### YOUR OBJECTIVE:
Below is some material; set it all down exactly, apart from the pictures.

<<<<

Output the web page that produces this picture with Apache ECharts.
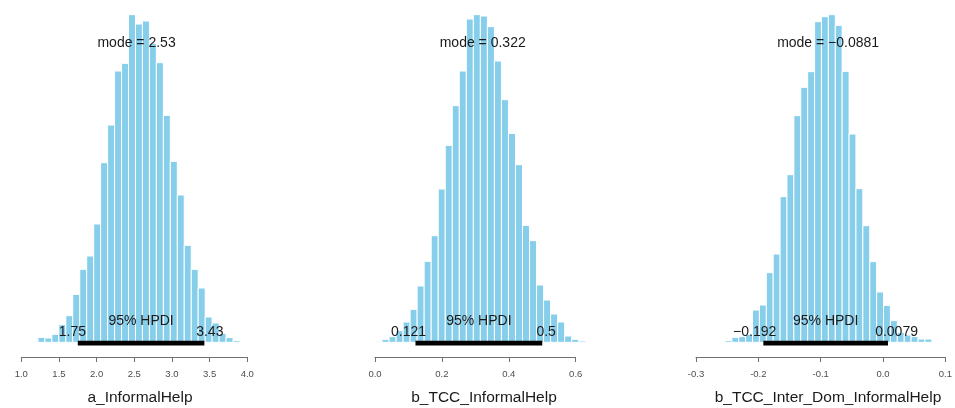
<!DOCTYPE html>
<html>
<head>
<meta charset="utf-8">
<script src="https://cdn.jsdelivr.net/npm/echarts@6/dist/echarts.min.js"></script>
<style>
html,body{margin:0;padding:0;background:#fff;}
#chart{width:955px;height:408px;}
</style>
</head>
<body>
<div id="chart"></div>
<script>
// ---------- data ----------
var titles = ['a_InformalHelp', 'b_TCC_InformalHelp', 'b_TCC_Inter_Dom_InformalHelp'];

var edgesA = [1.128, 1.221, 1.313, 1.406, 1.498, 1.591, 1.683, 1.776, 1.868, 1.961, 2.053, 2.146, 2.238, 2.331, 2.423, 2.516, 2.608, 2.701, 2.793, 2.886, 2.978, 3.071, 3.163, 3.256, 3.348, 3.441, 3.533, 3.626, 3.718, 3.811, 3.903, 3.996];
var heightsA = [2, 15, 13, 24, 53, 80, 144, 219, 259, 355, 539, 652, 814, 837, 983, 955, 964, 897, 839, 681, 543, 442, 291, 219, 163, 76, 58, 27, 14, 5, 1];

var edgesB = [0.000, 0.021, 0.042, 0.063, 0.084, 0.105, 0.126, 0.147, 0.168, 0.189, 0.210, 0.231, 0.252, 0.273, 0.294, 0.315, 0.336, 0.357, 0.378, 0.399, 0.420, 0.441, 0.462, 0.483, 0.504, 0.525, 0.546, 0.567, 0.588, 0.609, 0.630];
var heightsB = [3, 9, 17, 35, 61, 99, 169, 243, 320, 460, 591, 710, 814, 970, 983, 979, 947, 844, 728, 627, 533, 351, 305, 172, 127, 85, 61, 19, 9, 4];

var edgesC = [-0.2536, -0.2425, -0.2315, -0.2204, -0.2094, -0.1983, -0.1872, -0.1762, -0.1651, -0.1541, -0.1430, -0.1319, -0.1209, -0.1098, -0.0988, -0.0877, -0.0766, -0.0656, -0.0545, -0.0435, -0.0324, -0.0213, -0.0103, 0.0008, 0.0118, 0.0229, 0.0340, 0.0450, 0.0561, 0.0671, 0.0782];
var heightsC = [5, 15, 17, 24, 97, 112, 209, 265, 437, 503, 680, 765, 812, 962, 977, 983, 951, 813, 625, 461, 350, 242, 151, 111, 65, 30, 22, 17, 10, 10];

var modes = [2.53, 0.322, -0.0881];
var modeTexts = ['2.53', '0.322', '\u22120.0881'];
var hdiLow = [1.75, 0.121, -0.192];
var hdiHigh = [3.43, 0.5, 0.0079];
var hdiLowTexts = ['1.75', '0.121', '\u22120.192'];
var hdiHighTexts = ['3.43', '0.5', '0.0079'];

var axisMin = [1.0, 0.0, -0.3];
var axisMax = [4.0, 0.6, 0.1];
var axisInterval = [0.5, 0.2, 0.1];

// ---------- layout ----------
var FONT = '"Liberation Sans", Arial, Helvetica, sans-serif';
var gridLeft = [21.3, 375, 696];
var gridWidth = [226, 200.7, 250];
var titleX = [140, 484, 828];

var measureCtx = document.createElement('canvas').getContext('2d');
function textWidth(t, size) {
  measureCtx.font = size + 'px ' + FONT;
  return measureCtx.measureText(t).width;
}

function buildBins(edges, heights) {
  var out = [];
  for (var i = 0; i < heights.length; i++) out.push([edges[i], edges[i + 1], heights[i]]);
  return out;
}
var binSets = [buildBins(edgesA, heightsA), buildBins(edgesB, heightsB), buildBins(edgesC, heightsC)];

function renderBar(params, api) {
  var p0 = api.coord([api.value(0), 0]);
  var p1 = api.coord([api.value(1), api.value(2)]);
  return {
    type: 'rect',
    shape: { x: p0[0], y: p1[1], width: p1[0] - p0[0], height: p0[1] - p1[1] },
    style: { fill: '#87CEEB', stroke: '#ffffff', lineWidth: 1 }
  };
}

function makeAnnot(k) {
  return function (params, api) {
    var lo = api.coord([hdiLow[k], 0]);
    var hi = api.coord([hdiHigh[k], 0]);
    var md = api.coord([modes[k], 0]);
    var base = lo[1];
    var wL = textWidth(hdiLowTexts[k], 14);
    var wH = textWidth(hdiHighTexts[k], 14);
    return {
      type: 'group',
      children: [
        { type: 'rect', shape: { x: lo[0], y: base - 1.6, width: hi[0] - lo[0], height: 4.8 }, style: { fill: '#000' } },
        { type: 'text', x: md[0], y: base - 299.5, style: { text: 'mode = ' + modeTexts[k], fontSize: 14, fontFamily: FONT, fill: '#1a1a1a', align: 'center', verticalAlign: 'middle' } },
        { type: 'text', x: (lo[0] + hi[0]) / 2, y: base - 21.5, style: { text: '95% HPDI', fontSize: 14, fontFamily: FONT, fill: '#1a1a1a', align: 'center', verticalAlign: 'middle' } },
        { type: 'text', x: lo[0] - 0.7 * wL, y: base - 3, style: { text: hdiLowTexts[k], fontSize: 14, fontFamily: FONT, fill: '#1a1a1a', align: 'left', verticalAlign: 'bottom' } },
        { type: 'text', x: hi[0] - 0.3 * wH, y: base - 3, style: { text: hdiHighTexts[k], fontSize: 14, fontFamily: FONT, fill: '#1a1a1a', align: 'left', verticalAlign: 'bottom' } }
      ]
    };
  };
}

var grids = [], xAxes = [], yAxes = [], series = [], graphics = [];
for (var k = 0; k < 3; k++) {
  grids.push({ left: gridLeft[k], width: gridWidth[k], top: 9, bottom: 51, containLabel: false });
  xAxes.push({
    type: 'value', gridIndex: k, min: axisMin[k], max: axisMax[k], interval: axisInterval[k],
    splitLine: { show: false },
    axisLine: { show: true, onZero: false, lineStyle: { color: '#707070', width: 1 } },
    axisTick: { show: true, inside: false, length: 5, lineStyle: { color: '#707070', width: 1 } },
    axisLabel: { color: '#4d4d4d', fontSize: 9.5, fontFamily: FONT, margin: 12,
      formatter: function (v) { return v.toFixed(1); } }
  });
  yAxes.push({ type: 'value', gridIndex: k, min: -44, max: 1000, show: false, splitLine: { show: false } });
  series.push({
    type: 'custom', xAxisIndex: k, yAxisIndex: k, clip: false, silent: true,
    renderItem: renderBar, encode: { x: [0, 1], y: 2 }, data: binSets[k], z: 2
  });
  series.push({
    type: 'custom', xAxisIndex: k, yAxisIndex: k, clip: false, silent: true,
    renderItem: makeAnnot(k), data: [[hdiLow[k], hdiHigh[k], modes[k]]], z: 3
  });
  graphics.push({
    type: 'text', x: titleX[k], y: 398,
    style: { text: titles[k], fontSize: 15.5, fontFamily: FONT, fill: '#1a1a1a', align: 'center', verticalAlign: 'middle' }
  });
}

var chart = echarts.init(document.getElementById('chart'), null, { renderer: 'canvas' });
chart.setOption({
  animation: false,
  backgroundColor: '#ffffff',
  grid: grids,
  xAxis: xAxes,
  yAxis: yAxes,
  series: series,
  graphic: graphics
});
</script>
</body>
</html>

>>>>

### EXPECTED ANSWER:
Output the web page that produces this picture with Apache ECharts.
<!DOCTYPE html>
<html>
<head>
<meta charset="utf-8">
<script src="https://cdn.jsdelivr.net/npm/echarts@6/dist/echarts.min.js"></script>
<style>
html,body{margin:0;padding:0;background:#fff;}
#chart{width:955px;height:408px;}
</style>
</head>
<body>
<div id="chart"></div>
<script>
// ---------- data ----------
var titles = ['a_InformalHelp', 'b_TCC_InformalHelp', 'b_TCC_Inter_Dom_InformalHelp'];

var edgesA = [1.128, 1.221, 1.313, 1.406, 1.498, 1.591, 1.683, 1.776, 1.868, 1.961, 2.053, 2.146, 2.238, 2.331, 2.423, 2.516, 2.608, 2.701, 2.793, 2.886, 2.978, 3.071, 3.163, 3.256, 3.348, 3.441, 3.533, 3.626, 3.718, 3.811, 3.903, 3.996];
var heightsA = [2, 15, 13, 24, 53, 80, 144, 219, 259, 355, 539, 652, 814, 837, 983, 955, 964, 897, 839, 681, 543, 442, 291, 219, 163, 76, 58, 27, 14, 5, 1];

var edgesB = [0.000, 0.021, 0.042, 0.063, 0.084, 0.105, 0.126, 0.147, 0.168, 0.189, 0.210, 0.231, 0.252, 0.273, 0.294, 0.315, 0.336, 0.357, 0.378, 0.399, 0.420, 0.441, 0.462, 0.483, 0.504, 0.525, 0.546, 0.567, 0.588, 0.609, 0.630];
var heightsB = [3, 9, 17, 35, 61, 99, 169, 243, 320, 460, 591, 710, 814, 970, 983, 979, 947, 844, 728, 627, 533, 351, 305, 172, 127, 85, 61, 19, 9, 4];

var edgesC = [-0.2536, -0.2425, -0.2315, -0.2204, -0.2094, -0.1983, -0.1872, -0.1762, -0.1651, -0.1541, -0.1430, -0.1319, -0.1209, -0.1098, -0.0988, -0.0877, -0.0766, -0.0656, -0.0545, -0.0435, -0.0324, -0.0213, -0.0103, 0.0008, 0.0118, 0.0229, 0.0340, 0.0450, 0.0561, 0.0671, 0.0782];
var heightsC = [5, 15, 17, 24, 97, 112, 209, 265, 437, 503, 680, 765, 812, 962, 977, 983, 951, 813, 625, 461, 350, 242, 151, 111, 65, 30, 22, 17, 10, 10];

var modes = [2.53, 0.322, -0.0881];
var modeTexts = ['2.53', '0.322', '\u22120.0881'];
var hdiLow = [1.75, 0.121, -0.192];
var hdiHigh = [3.43, 0.5, 0.0079];
var hdiLowTexts = ['1.75', '0.121', '\u22120.192'];
var hdiHighTexts = ['3.43', '0.5', '0.0079'];

var axisMin = [1.0, 0.0, -0.3];
var axisMax = [4.0, 0.6, 0.1];
var axisInterval = [0.5, 0.2, 0.1];

// ---------- layout ----------
var FONT = '"Liberation Sans", Arial, Helvetica, sans-serif';
var gridLeft = [21.3, 375, 696];
var gridWidth = [226, 200.7, 250];
var titleX = [140, 484, 828];

var measureCtx = document.createElement('canvas').getContext('2d');
function textWidth(t, size) {
  measureCtx.font = size + 'px ' + FONT;
  return measureCtx.measureText(t).width;
}

function buildBins(edges, heights) {
  var out = [];
  for (var i = 0; i < heights.length; i++) out.push([edges[i], edges[i + 1], heights[i]]);
  return out;
}
var binSets = [buildBins(edgesA, heightsA), buildBins(edgesB, heightsB), buildBins(edgesC, heightsC)];

function renderBar(params, api) {
  var p0 = api.coord([api.value(0), 0]);
  var p1 = api.coord([api.value(1), api.value(2)]);
  return {
    type: 'rect',
    shape: { x: p0[0], y: p1[1], width: p1[0] - p0[0], height: p0[1] - p1[1] },
    style: { fill: '#87CEEB', stroke: '#ffffff', lineWidth: 1 }
  };
}

function makeAnnot(k) {
  return function (params, api) {
    var lo = api.coord([hdiLow[k], 0]);
    var hi = api.coord([hdiHigh[k], 0]);
    var md = api.coord([modes[k], 0]);
    var base = lo[1];
    var wL = textWidth(hdiLowTexts[k], 14);
    var wH = textWidth(hdiHighTexts[k], 14);
    return {
      type: 'group',
      children: [
        { type: 'rect', shape: { x: lo[0], y: base - 1.6, width: hi[0] - lo[0], height: 4.8 }, style: { fill: '#000' } },
        { type: 'text', x: md[0], y: base - 299.5, style: { text: 'mode = ' + modeTexts[k], fontSize: 14, fontFamily: FONT, fill: '#1a1a1a', align: 'center', verticalAlign: 'middle' } },
        { type: 'text', x: (lo[0] + hi[0]) / 2, y: base - 21.5, style: { text: '95% HPDI', fontSize: 14, fontFamily: FONT, fill: '#1a1a1a', align: 'center', verticalAlign: 'middle' } },
        { type: 'text', x: lo[0] - 0.7 * wL, y: base - 3, style: { text: hdiLowTexts[k], fontSize: 14, fontFamily: FONT, fill: '#1a1a1a', align: 'left', verticalAlign: 'bottom' } },
        { type: 'text', x: hi[0] - 0.3 * wH, y: base - 3, style: { text: hdiHighTexts[k], fontSize: 14, fontFamily: FONT, fill: '#1a1a1a', align: 'left', verticalAlign: 'bottom' } }
      ]
    };
  };
}

var grids = [], xAxes = [], yAxes = [], series = [], graphics = [];
for (var k = 0; k < 3; k++) {
  grids.push({ left: gridLeft[k], width: gridWidth[k], top: 9, bottom: 51, containLabel: false });
  xAxes.push({
    type: 'value', gridIndex: k, min: axisMin[k], max: axisMax[k], interval: axisInterval[k],
    splitLine: { show: false },
    axisLine: { show: true, onZero: false, lineStyle: { color: '#707070', width: 1 } },
    axisTick: { show: true, inside: false, length: 5, lineStyle: { color: '#707070', width: 1 } },
    axisLabel: { color: '#4d4d4d', fontSize: 9.5, fontFamily: FONT, margin: 12,
      formatter: function (v) { return v.toFixed(1); } }
  });
  yAxes.push({ type: 'value', gridIndex: k, min: -44, max: 1000, show: false, splitLine: { show: false } });
  series.push({
    type: 'custom', xAxisIndex: k, yAxisIndex: k, clip: false, silent: true,
    renderItem: renderBar, encode: { x: [0, 1], y: 2 }, data: binSets[k], z: 2
  });
  series.push({
    type: 'custom', xAxisIndex: k, yAxisIndex: k, clip: false, silent: true,
    renderItem: makeAnnot(k), data: [[hdiLow[k], hdiHigh[k], modes[k]]], z: 3
  });
  graphics.push({
    type: 'text', x: titleX[k], y: 398,
    style: { text: titles[k], fontSize: 15.5, fontFamily: FONT, fill: '#1a1a1a', align: 'center', verticalAlign: 'middle' }
  });
}

var chart = echarts.init(document.getElementById('chart'), null, { renderer: 'canvas' });
chart.setOption({
  animation: false,
  backgroundColor: '#ffffff',
  grid: grids,
  xAxis: xAxes,
  yAxis: yAxes,
  series: series,
  graphic: graphics
});
</script>
</body>
</html>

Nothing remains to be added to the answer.